Required task
Please state how many lines in the records contain the string "React", with no words besides the number.

=-=-=-=-=

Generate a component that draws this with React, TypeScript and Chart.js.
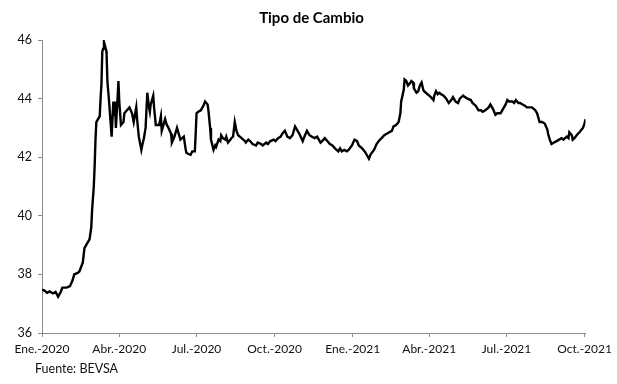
import React, { useEffect, useRef } from "react";
import { Chart, registerables } from "chart.js";

Chart.register(...registerables);

const TITLE = "Tipo de Cambio";
const SOURCE = "Fuente: BEVSA";

// Days elapsed since 1 Jan 2020
const days: number[] = [
  0, 3, 6, 9, 13, 16, 19, 22, 24, 29, 33, 36, 38, 42, 44, 48, 50, 54, 56, 58, 59, 61, 62, 63, 64, 66, 68,
  69, 70, 71, 72, 73, 76, 77, 79, 82, 84, 85, 86, 87, 89, 90, 91, 93, 96, 97, 100, 103, 106, 108, 111, 112,
  114, 117, 118, 120, 122, 124, 126, 127, 128, 131, 132, 134, 138, 140, 141, 145, 147, 149, 152, 153, 156,
  159, 161, 163, 167, 169, 170, 173, 175, 177, 180, 181, 182, 184, 187, 190, 192, 195, 196, 198, 199, 202,
  204, 205, 208, 210, 211, 213, 216, 217, 219, 222, 223, 225, 227, 229, 231, 233, 237, 239, 240, 243, 245,
  248, 252, 254, 258, 260, 264, 266, 269, 273, 275, 278, 281, 283, 286, 289, 292, 295, 298, 301, 303, 307,
  309, 312, 315, 318, 321, 324, 328, 330, 333, 336, 339, 342, 345, 349, 351, 353, 356, 359, 361, 365, 368,
  371, 373, 377, 380, 382, 385, 387, 391, 394, 398, 400, 403, 406, 409, 412, 414, 417, 420, 422, 423, 426,
  427, 429, 431, 434, 435, 437, 438, 441, 443, 445, 447, 449, 450, 452, 456, 458, 461, 462, 464, 466, 468,
  470, 473, 476, 479, 482, 484, 486, 487, 490, 492, 496, 498, 501, 505, 507, 511, 514, 517, 519, 522, 526,
  528, 531, 534, 536, 540, 542, 546, 548, 550, 554, 556, 558, 561, 563, 566, 569, 571, 575, 577, 581, 583,
  585, 586, 589, 592, 595, 596, 598, 600, 603, 606, 609, 612, 614, 618, 620, 621, 624, 625, 627, 631, 633,
  637, 639, 640,
];

const rates: number[] = [
  37.48, 37.45, 37.37, 37.42, 37.35, 37.4, 37.24, 37.4, 37.55, 37.55, 37.6, 37.8, 38.0, 38.05, 38.1, 38.4,
  38.9, 39.1, 39.2, 39.6, 40.2, 41.0, 41.7, 42.6, 43.2, 43.3, 43.4,
  44.0, 44.5, 45.6, 45.7, 45.93, 45.6, 44.6, 43.9, 42.7, 43.9, 43.4, 43.9, 43.0, 44.0, 44.6, 43.9, 43.1,
  43.2, 43.5, 43.6, 43.7, 43.5, 43.2, 43.7, 43.3,
  42.7, 42.25, 42.4, 42.65, 43.0, 44.2, 43.7, 43.55, 43.8, 44.1, 43.7, 43.1, 43.1, 43.4, 42.9, 43.3, 43.1,
  43.0, 42.8, 42.5, 42.7,
  43.0, 42.8, 42.6, 42.7, 42.3, 42.15, 42.1, 42.08, 42.2, 42.2, 42.8, 43.5, 43.55, 43.6, 43.75, 43.9, 43.8,
  43.6, 43.0, 42.6, 42.25,
  42.4, 42.35, 42.6, 42.55, 42.75, 42.65, 42.6, 42.7, 42.5, 42.6, 42.65, 42.7, 43.2, 42.9, 42.75, 42.7,
  42.6, 42.55, 42.5, 42.6, 42.55,
  42.45, 42.4, 42.5, 42.45, 42.4, 42.5, 42.45, 42.55, 42.6, 42.55, 42.65, 42.7, 42.8, 42.9, 42.7, 42.65,
  42.75, 43.05, 42.9, 42.8, 42.55,
  42.7, 42.9, 42.75, 42.7, 42.65, 42.7, 42.5, 42.55, 42.65, 42.55, 42.45, 42.4, 42.3, 42.2, 42.3, 42.2,
  42.25, 42.2, 42.25, 42.4, 42.6,
  42.55, 42.4, 42.3, 42.2, 42.1, 41.95, 42.1, 42.25, 42.45, 42.6, 42.65, 42.75, 42.8, 42.85, 42.9, 43.05,
  43.1, 43.2, 43.5, 43.9, 44.3,
  44.65, 44.6, 44.45, 44.55, 44.6, 44.55, 44.35, 44.2, 44.25, 44.45, 44.55, 44.3, 44.25, 44.2, 44.1, 44.05,
  43.95, 44.1, 44.25, 44.15, 44.2,
  44.15, 44.1, 44.0, 43.85, 43.95, 44.05, 43.95, 43.9, 43.85, 44.0, 44.1, 44.05, 44.0, 43.95, 43.85, 43.75,
  43.6, 43.6, 43.55, 43.6, 43.7,
  43.8, 43.65, 43.45, 43.5, 43.5, 43.6, 43.8, 43.95, 43.9, 43.9, 43.85, 43.95, 43.85, 43.85, 43.8, 43.75,
  43.7, 43.7, 43.7, 43.6, 43.5,
  43.3, 43.2, 43.2, 43.15, 42.95, 42.8, 42.6, 42.45, 42.5, 42.55, 42.6, 42.65, 42.6, 42.7, 42.65, 42.85,
  42.75, 42.6, 42.65, 42.8, 42.85,
  43.0, 43.15, 43.3,
];

// Quarterly tick positions (days since 1 Jan 2020) and their labels
const tickDays: number[] = [0, 91, 182, 274, 366, 456, 547, 639];
const tickLabels: string[] = [
  "Ene.-2020",
  "Abr.-2020",
  "Jul.-2020",
  "Oct.-2020",
  "Ene.-2021",
  "Abr.-2021",
  "Jul.-2021",
  "Oct.-2021",
];

const FONT = "Lato, 'Open Sans', sans-serif";

export default function App() {
  const canvasRef = useRef<HTMLCanvasElement | null>(null);

  useEffect(() => {
    document.body.style.margin = "0";
    const canvas = canvasRef.current;
    if (!canvas) return;
    const points = days.map((d, i) => ({ x: d, y: rates[i] }));
    const chart = new Chart(canvas, {
      type: "line",
      data: {
        datasets: [
          {
            data: points,
            borderColor: "#000000",
            borderWidth: 2.4,
            pointRadius: 0,
            tension: 0,
            fill: false,
          },
        ],
      },
      options: {
        animation: false,
        responsive: false,
        maintainAspectRatio: false,
        layout: { padding: { left: 0, right: 27, top: 40, bottom: 26 } },
        plugins: {
          legend: { display: false },
          tooltip: { enabled: false },
          title: { display: false },
        },
        scales: {
          x: {
            type: "linear",
            min: 0,
            max: 640,
            afterBuildTicks: (scale: any) => {
              scale.ticks = tickDays.map((v) => ({ value: v }));
            },
            afterFit: (scale: any) => {
              scale.height = 25;
            },
            ticks: {
              autoSkip: false,
              maxRotation: 0,
              minRotation: 0,
              padding: 5,
              color: "#111111",
              font: { family: FONT, size: 12 },
              callback: (value: any) => {
                const i = tickDays.indexOf(Number(value));
                return i >= 0 ? tickLabels[i] : "";
              },
            },
            grid: {
              display: true,
              drawOnChartArea: false,
              drawTicks: true,
              tickLength: 4,
              color: "#8c8c8c",
            },
            border: { color: "#8c8c8c", width: 1 },
          },
          y: {
            min: 36,
            max: 46,
            afterFit: (scale: any) => {
              scale.width = 42;
            },
            ticks: {
              stepSize: 2,
              padding: 6,
              color: "#111111",
              font: { family: FONT, size: 12.5 },
            },
            grid: {
              display: true,
              drawOnChartArea: false,
              drawTicks: true,
              tickLength: 4,
              color: "#8c8c8c",
            },
            border: { color: "#8c8c8c", width: 1 },
          },
        },
      },
    });
    return () => chart.destroy();
  }, []);

  return (
    <div style={{ position: "fixed", left: 0, top: 0, width: 617, height: 384, background: "#ffffff" }}>
      <canvas ref={canvasRef} width={617} height={384} style={{ display: "block" }} />
      <div
        style={{
          position: "absolute",
          left: 0,
          width: 617,
          top: 8,
          textAlign: "center",
          fontFamily: FONT,
          fontWeight: 700,
          fontSize: 15,
          color: "#000",
          paddingLeft: 6,
          boxSizing: "border-box",
        }}
      >
        {TITLE}
      </div>
      <div
        style={{
          position: "absolute",
          left: 35,
          top: 361,
          fontFamily: FONT,
          fontSize: 12.5,
          color: "#111",
        }}
      >
        {SOURCE}
      </div>
    </div>
  );
}
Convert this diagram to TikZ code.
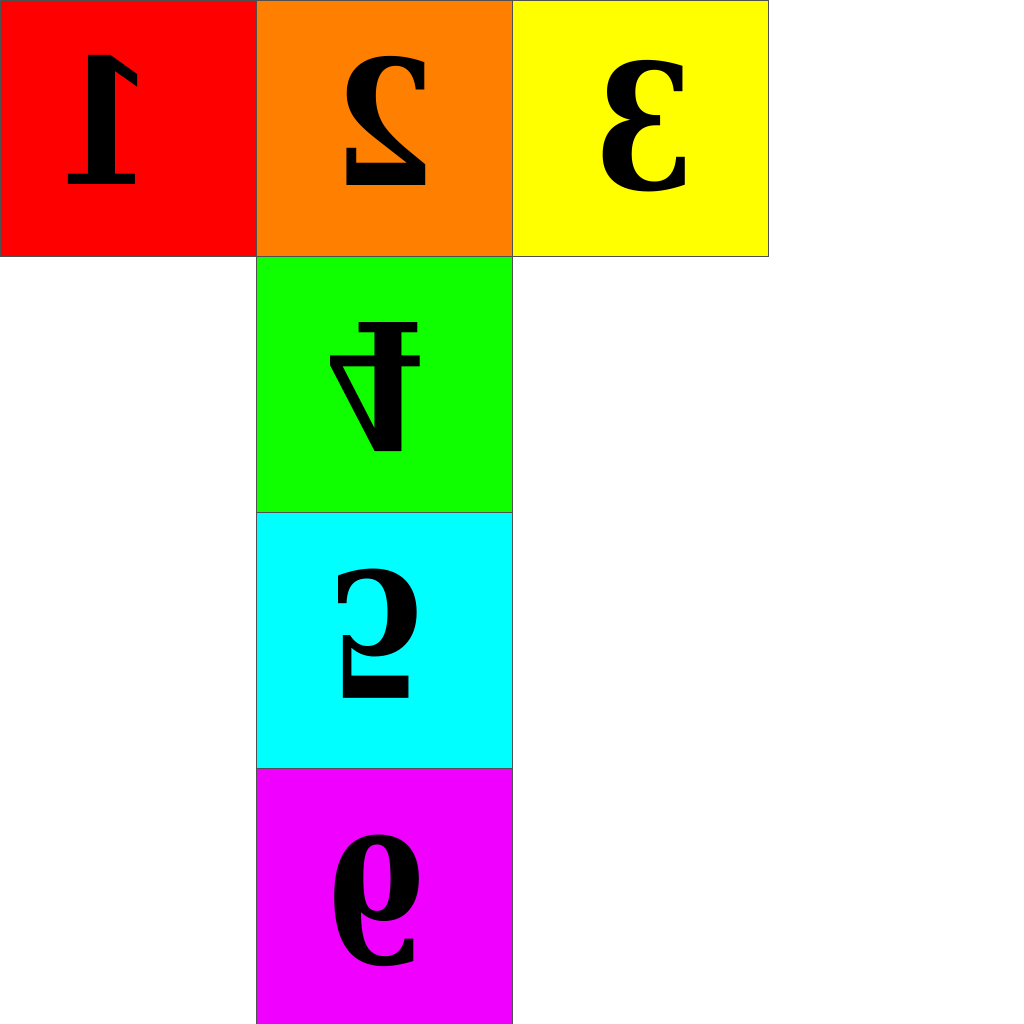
\documentclass[tikz,border=0pt]{standalone}
\usepackage{fontspec}
\newfontfamily\digitfont{DejaVu Serif}
\definecolor{cRed}{HTML}{FF0000}
\definecolor{cOrange}{HTML}{FF8000}
\definecolor{cYellow}{HTML}{FFFF00}
\definecolor{cGreen}{HTML}{10FF00}
\definecolor{cCyan}{HTML}{00FFFF}
\definecolor{cMagenta}{HTML}{F000FF}
\definecolor{cEdge}{HTML}{505050}
\tikzset{
  face/.style={draw=cEdge, line width=0.8pt, minimum size=256pt, inner sep=0pt, outer sep=0pt, anchor=north west},
  digit/.style={inner sep=0pt, outer sep=0pt, anchor=center, text=black, font=\digitfont\bfseries\fontsize{174}{174}\selectfont},
  hflip/.style={digit, xscale=-0.84},
  vflip/.style={digit, xscale=0.84, yscale=-1}
}
\begin{document}
\begin{tikzpicture}[x=1pt,y=-1pt]
\useasboundingbox (0,0) rectangle (1024,1024);
\node[face, fill=cRed] (s1) at (0,0) {};
\node[face, fill=cOrange] (s2) at (256,0) {};
\node[face, fill=cYellow] (s3) at (512,0) {};
\node[face, fill=cGreen] (s4) at (256,256) {};
\node[face, fill=cCyan] (s5) at (256,512) {};
\node[face, fill=cMagenta] (s6) at (256,768) {};
\node[hflip] (d1) at (105,119.5) {1};
\node[hflip] (d2) at (385,121) {2};
\node[hflip] (d3) at (645,126.5) {3};
\node[vflip] (d4) at (375.5,387) {4};
\node[vflip] (d5) at (377.5,633.5) {5};
\node[vflip] (d6) at (376.5,901) {6};
\end{tikzpicture}
\end{document}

=-=-=-=-=

Solution for this task
2